**Exercise:** Identify all lines in the data containing the string "with". Copy them out.

**Source data:**

==========

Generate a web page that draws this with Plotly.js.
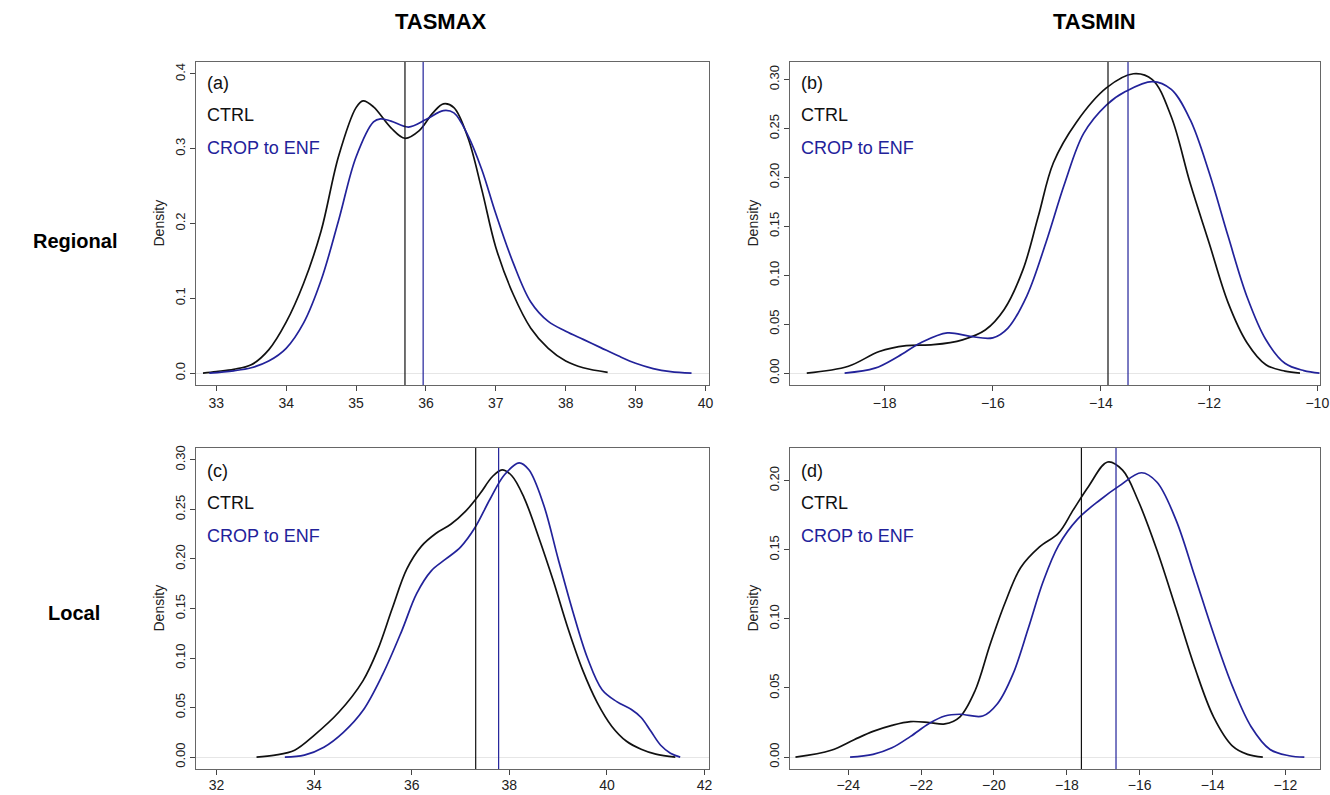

==========

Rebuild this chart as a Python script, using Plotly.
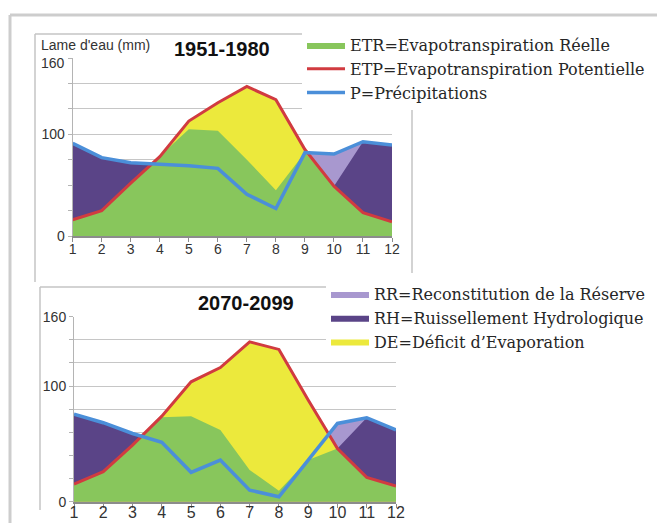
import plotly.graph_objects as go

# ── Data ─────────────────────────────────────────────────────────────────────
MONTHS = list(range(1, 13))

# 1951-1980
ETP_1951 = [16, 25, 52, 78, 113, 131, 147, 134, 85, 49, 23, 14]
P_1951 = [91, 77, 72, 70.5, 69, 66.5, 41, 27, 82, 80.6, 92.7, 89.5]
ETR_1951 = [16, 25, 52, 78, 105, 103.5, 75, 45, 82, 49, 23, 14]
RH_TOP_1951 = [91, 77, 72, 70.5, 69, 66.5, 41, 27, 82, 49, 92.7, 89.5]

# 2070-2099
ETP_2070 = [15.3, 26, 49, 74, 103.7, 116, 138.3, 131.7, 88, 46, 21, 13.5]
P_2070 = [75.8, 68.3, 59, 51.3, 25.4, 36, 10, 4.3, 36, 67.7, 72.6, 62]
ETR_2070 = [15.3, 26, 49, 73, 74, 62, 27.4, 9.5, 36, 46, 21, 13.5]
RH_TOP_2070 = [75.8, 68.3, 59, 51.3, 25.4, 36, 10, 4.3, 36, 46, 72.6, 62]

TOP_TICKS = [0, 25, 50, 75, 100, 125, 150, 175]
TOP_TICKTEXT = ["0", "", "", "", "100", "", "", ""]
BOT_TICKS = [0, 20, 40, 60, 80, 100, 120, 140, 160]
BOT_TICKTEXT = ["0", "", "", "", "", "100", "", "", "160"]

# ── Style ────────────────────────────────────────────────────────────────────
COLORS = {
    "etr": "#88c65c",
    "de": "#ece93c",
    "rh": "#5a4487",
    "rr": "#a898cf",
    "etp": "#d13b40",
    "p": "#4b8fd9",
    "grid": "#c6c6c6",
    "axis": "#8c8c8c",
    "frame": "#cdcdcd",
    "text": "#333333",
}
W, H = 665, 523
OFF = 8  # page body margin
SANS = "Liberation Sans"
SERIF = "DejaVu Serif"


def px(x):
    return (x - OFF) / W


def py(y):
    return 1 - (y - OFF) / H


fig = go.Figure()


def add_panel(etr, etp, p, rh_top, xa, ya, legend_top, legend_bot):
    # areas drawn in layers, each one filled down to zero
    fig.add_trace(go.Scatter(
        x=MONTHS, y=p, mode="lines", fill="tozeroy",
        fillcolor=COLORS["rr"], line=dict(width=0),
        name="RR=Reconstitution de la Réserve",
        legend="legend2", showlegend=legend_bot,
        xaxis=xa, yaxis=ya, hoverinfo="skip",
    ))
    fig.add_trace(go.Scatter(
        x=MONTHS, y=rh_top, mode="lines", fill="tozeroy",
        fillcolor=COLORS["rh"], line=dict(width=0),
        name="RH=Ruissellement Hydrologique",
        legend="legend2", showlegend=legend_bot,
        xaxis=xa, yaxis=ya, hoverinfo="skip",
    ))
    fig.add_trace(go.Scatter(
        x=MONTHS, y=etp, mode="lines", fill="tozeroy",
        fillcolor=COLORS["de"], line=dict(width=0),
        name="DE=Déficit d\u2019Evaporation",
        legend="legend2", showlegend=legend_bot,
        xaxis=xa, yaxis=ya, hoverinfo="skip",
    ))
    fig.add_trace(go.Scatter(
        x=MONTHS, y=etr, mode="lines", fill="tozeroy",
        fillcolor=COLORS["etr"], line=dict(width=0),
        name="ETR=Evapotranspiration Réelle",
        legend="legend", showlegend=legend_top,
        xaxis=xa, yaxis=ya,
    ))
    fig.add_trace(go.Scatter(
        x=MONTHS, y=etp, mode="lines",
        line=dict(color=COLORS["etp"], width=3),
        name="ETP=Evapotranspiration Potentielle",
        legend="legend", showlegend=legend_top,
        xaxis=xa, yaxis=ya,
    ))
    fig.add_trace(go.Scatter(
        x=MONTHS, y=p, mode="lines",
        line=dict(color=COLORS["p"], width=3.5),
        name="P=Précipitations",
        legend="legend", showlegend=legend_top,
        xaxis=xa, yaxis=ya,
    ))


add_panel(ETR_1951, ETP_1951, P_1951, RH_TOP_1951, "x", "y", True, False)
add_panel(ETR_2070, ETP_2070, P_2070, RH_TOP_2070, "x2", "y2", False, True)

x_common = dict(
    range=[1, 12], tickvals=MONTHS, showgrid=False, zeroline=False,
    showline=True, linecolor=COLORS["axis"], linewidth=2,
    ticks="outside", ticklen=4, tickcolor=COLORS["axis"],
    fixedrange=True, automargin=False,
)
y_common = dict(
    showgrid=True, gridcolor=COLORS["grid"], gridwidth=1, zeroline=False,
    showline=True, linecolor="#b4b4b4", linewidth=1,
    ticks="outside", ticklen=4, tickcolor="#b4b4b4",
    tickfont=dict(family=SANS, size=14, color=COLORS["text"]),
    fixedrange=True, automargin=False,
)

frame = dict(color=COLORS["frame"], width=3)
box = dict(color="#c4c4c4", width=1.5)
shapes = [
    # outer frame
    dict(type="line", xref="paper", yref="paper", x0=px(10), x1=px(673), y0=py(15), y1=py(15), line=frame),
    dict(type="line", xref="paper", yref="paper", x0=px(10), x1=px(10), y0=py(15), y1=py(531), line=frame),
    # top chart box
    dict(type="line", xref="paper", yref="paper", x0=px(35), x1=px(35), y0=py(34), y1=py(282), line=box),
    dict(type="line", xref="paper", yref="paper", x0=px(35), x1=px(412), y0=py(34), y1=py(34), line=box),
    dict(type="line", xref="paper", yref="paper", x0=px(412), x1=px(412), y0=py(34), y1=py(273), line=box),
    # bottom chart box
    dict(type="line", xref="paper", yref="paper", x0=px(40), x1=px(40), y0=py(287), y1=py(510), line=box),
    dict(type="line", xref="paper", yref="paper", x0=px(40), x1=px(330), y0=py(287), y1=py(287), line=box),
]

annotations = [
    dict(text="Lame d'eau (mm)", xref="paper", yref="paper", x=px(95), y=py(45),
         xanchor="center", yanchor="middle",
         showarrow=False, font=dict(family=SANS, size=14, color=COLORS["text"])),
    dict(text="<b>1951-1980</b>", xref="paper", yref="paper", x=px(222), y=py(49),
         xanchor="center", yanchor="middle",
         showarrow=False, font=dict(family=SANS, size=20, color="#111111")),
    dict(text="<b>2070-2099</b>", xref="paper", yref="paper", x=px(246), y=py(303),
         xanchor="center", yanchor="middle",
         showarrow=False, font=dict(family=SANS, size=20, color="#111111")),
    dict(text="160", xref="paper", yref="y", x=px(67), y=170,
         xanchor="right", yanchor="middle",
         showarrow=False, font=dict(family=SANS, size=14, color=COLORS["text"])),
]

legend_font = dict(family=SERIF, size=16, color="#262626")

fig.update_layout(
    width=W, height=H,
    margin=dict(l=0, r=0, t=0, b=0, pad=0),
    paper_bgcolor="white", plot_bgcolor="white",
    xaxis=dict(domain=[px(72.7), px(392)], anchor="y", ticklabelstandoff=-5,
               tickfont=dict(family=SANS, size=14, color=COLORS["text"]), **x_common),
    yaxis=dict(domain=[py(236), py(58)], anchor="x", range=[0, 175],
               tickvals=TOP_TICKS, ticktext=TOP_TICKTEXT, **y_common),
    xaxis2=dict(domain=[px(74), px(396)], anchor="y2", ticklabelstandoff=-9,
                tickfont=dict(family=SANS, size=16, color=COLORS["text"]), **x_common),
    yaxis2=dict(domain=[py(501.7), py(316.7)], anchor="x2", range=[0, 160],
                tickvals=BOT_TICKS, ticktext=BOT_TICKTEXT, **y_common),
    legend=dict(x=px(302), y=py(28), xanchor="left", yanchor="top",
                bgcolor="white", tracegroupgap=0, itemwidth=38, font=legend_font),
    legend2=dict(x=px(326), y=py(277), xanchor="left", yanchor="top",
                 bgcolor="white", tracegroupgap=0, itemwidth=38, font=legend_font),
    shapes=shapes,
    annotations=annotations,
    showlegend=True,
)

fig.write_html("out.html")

==========

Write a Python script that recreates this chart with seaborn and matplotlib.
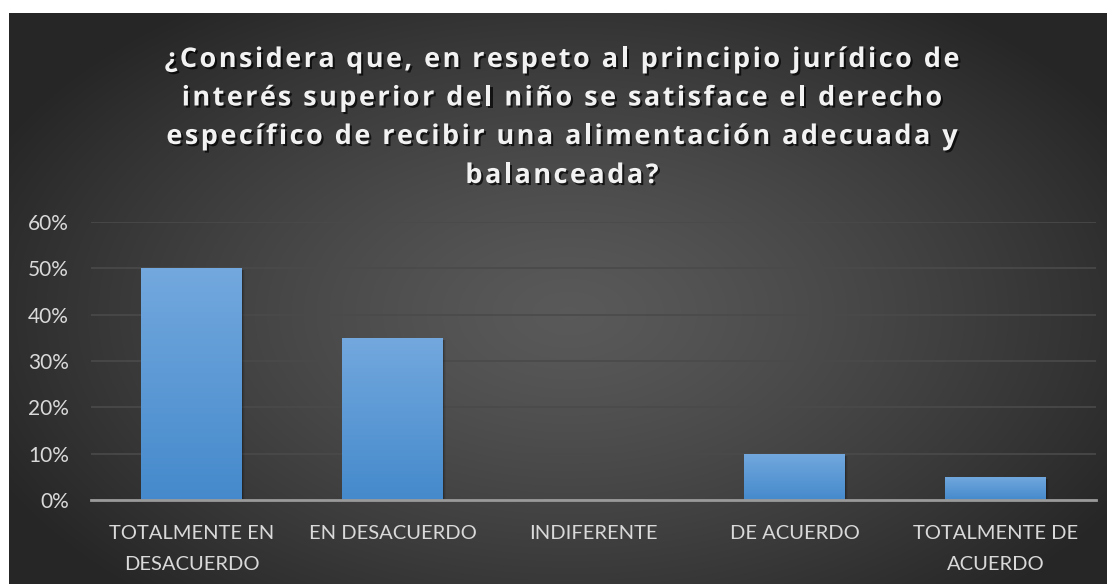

==========

**Response below:**
Generate a web page that draws this with Plotly.js.
Write a Python script that recreates this chart with seaborn and matplotlib.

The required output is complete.